An annual U.S. soy exporters' conference wrapped up on Wednesday without any known sales to Chinese buyers, in sharp contrast to previous years when billions of dollars of the main U.S. cash crop have been signed over to China in elaborate ceremonies.
The U.S.-China trade dispute has effectively halted bilateral trade of soybeans and U.S. farmers are concerned that soy export demand will fall short during their primary shipping season this autumn, when they expect to harvest a record-large crop.
Delegations from other countries including Mexico inked deals for U.S. soybeans, but volumes were smaller than past deals to China.
A delegation of Chinese soybean importers did attend the U.S. Soybean Export Council's (USSEC) annual Global Trade Exchange conference in Kansas City, however. They toured a Missouri farm, climbing aboard a John Deere combine before loading into a bus to eye nearly ripe soy plants.
The delegation, which includes many of China's top soybean processors including COFCO and Yihai Kerry, as well as Chinese representatives of U.S. companies Cargill Inc and Bunge Ltd, met with U.S. farmers, industry representatives and traders.
Top importer China bought more than US$12 billion in U.S. soybeans last year, about 60% of U.S. soybean exports, but has been mostly out of the market since Beijing imposed a 25% tariff on all U.S. shipments on July 6 in retaliation for U.S. tariffs on Chinese goods.
Soybeans are the greatest agricultural casualty so far of the dispute between the world's two largest economies.
Mu Yan Kui, COO of Yihai Kerry, said China's 2018/19 season soybean imports from all origins could tumble to 86 million tons, from 96 million in the current season, if the trade war persists. Hog and poultry feeders can drastically cut their demand for U.S. soy by tapping government stocks, scaling back soymeal use in rations and using alternative feeds like sunflower or rapeseed meal.
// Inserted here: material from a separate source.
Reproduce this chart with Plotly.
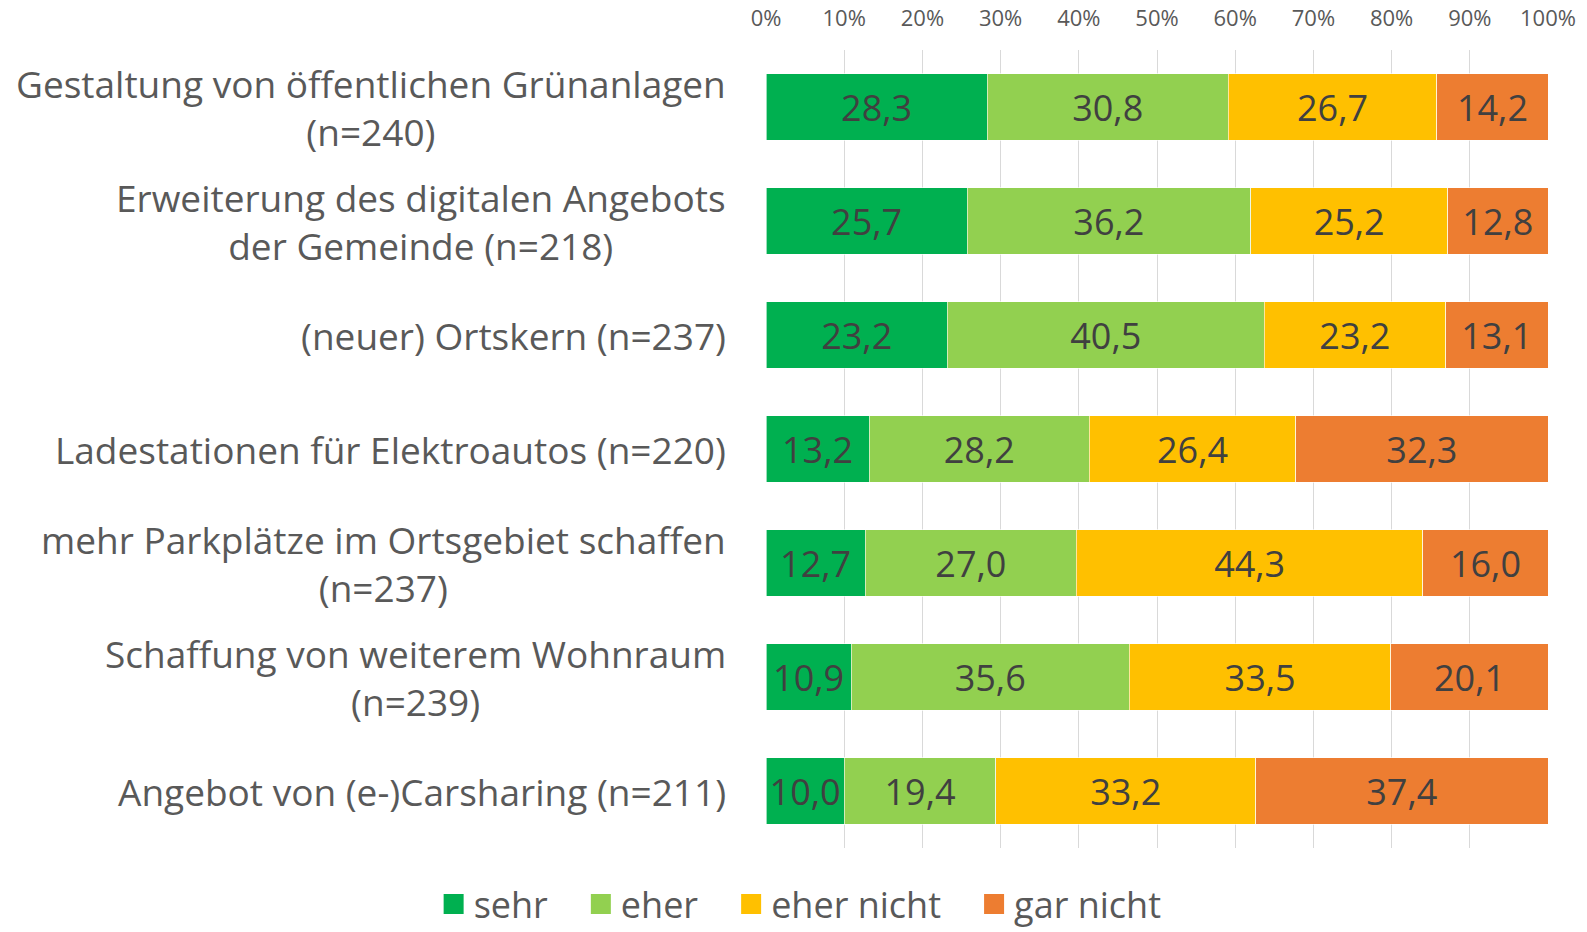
import plotly.graph_objects as go

categories = [
    "Gestaltung von öffentlichen Grünanlagen<br>(n=240)",
    "Erweiterung des digitalen Angebots<br>der Gemeinde (n=218)",
    "(neuer) Ortskern (n=237)",
    "Ladestationen für Elektroautos (n=220)",
    "mehr Parkplätze im Ortsgebiet schaffen<br>(n=237)",
    "Schaffung von weiterem Wohnraum<br>(n=239)",
    "Angebot von (e-)Carsharing (n=211)",
]
series_names = ["sehr", "eher", "eher nicht", "gar nicht"]
sehr = [28.3, 25.7, 23.2, 13.2, 12.7, 10.9, 10.0]
eher = [30.8, 36.2, 40.5, 28.2, 27.0, 35.6, 19.4]
eher_nicht = [26.7, 25.2, 23.2, 26.4, 44.3, 33.5, 33.2]
gar_nicht = [14.2, 12.8, 13.1, 32.3, 16.0, 20.1, 37.4]
tick_vals = [0, 10, 20, 30, 40, 50, 60, 70, 80, 90, 100]
tick_text = [f"{v}%" for v in tick_vals]

colors = ["#00B050", "#92D050", "#FFC000", "#ED7D31"]
values = [sehr, eher, eher_nicht, gar_nicht]

FONT = "Open Sans"
fig = go.Figure()
for name, vals, col in zip(series_names, values, colors):
    fig.add_trace(go.Bar(
        y=categories, x=vals, name=name, orientation="h",
        marker=dict(color=col, line=dict(color="rgba(255,255,255,0.6)", width=1)),
        text=[f"{v:.1f}".replace(".", ",") for v in vals],
        textposition="inside", insidetextanchor="middle",
        textfont=dict(family=FONT, size=36, color="#404040"),
        constraintext="none",
        width=0.58, showlegend=False,
        hoverinfo="skip",
    ))
# legend entries with square markers
for name, col in zip(series_names, colors):
    fig.add_trace(go.Scatter(
        x=[None], y=[None], mode="markers", name=name + "\u00a0\u00a0\u00a0",
        marker=dict(symbol="square", size=24, color=col, line=dict(color=col, width=4)),
    ))

for c in categories:
    fig.add_annotation(
        x=0, xref="paper", y=c, yref="y", text=c, showarrow=False,
        xanchor="right", yanchor="middle", align="center", xshift=-38,
        font=dict(family=FONT, size=37, color="#595959"),
    )

fig.update_layout(
    barmode="stack", barnorm="percent",
    width=1587, height=932,
    margin=dict(l=766, r=39, t=50, b=84, autoexpand=False),
    paper_bgcolor="white", plot_bgcolor="white",
    showlegend=True,
    legend=dict(orientation="h", xref="container", yref="container",
                x=0.513, xanchor="center", y=0.03, yanchor="middle",
                font=dict(family=FONT, size=36, color="#595959"),
                itemsizing="trace", traceorder="normal", itemwidth=30),
    uniformtext=dict(mode=False),
)
fig.update_xaxes(
    side="top", range=[0, 100], tickvals=tick_vals, ticktext=tick_text,
    showgrid=True, gridcolor="#D9D9D9", gridwidth=1, zeroline=False,
    showline=False, ticks="", ticklabelstandoff=19,
    tickfont=dict(family=FONT, size=22, color="#595959"),
)
fig.update_yaxes(
    categoryorder="array", categoryarray=categories[::-1],
    showticklabels=False, showgrid=False, zeroline=False, showline=False,
)

fig.write_html("out.html", config={"displayModeBar": False},
               post_script="document.body.style.margin='0';document.body.style.overflow='hidden';")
If the trade conflict cannot be solved quickly and effectively, it will definitely reshape the global market, he told conference attendees.
Still, U.S. exporters said they were not willing to walk away from hard-won business, after investing between US$120 million and US$130 million in Chinese market development over the past 36 years.
We made a conscious decision not to suspend our programs in China so we are continuing to operate our promotional and educational programs there. Part of that is bringing a delegation here, Jim Sutter, USSEC's chief executive officer, said in an interview at the Missouri farm on Tuesday.
U.S. soybean prices have tumbled about 18% over the past three months as the threat of tariffs shifted Chinese buyers to book soybeans almost exclusively from Brazil, the top exporter of the oilseed.
The industries in the United States and China have hosted purchase-agreement signing events up to three times a year in recent years, but have not done so since a ceremony last November in Beijing, said Xiaoping Zhang, USSEC's director for China.
An event in July 2017 in the United States resulted in 12.5 million tons in purchase agreements, the second-largest one-off deal for U.S. soybeans ever.
Members of the Chinese delegation said though business was complicated by the tariffs, they had exchanged market views with their U.S. counterparts.